Another species introduced to South Florida is the Japanese climbing fern (Lygodium japonicum). It was originally introduced in the 1930’s via the ornamental plant industry and is abundant even on state and federal managed lands and throughout peninsular Florida. While waterfowling in South Georgia recently, I documented Japanese climbing fern present in spatial abundance along a narrow earthen berm in Lake Seminole Reservoir. I reported my waypoint to the Georgia Department of Natural Resources, but to my dismay, this species has been recorded in abundance for years. This climbing fern species is pervasive, tolerant of cooler climates, and genuinely destructive throughout the southeastern coastal plain ecology. As the name suggests, Japanese climbing fern can grow into a living wall, shading out ground cover and midstory vegetation. Without herbicidal and mechanical treatments, prolonged growth can consume the tree canopy and eventually decimate an entire plant community. Simply another example of an invasive species that requires judicious scientific survey, treatment and long-term management regimes.
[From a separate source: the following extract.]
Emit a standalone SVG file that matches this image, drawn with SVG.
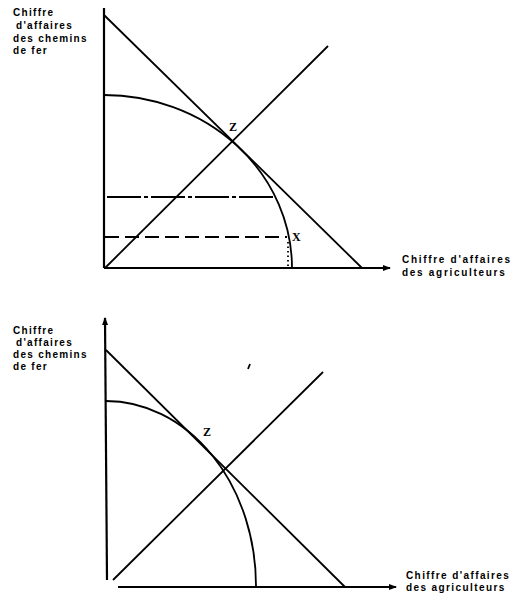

Torpedograss (Panicum repens) is another prolific, invasive, and perennial species that quickly displaces and outcompetes native grasses in southeast coastal plain ecosystems. Lake Okeechobee is a prime example of how Torpedograss has drastically impacted vast sections of emergent habitat, through rhizome growth, tolerance to flooding and sustained drought, and fire tolerance.  I’ve personally battled Torpedograss on several wetland restoration projects with moderate success, but remain amazed at the extent management tools and determination are required to stave off this species marching through marshes and prairie ecosystems.

Real-World Implications

The twenty-first century reality could be distilled down to saying that invasive and exotic species are perhaps a closed case in Florida, the southeast coastal plain, and the continental United States. Although this opinion is disturbing, the reality is that the management costs to hedge the invasion exceeds the budget of most state and federal agencies. The fierce challenge we face regarding our collective natural system functions is to properly evaluate them and prioritize funding to manage and eradicate non-native species in advance of significant ecosystem demise. Numerous studies exist showing a diminished population of native flora and fauna as a result of the impacts from invasive species, whether it was from vegetation, fishes, mollusks, snakes, frogs, and even mosquitoes.   

How we as a society prioritize and allocate funding to counter the invasion, curb the continued introduction of invasive species, and allocate funding to manage and eradicate them will determine our near-future ecological destiny.  Research and, most notably, active management are the forward-facing approaches that will restore our hurting natural systems, the integrity of our ecological communities, and the inherent values provided by native landscapes to civilization.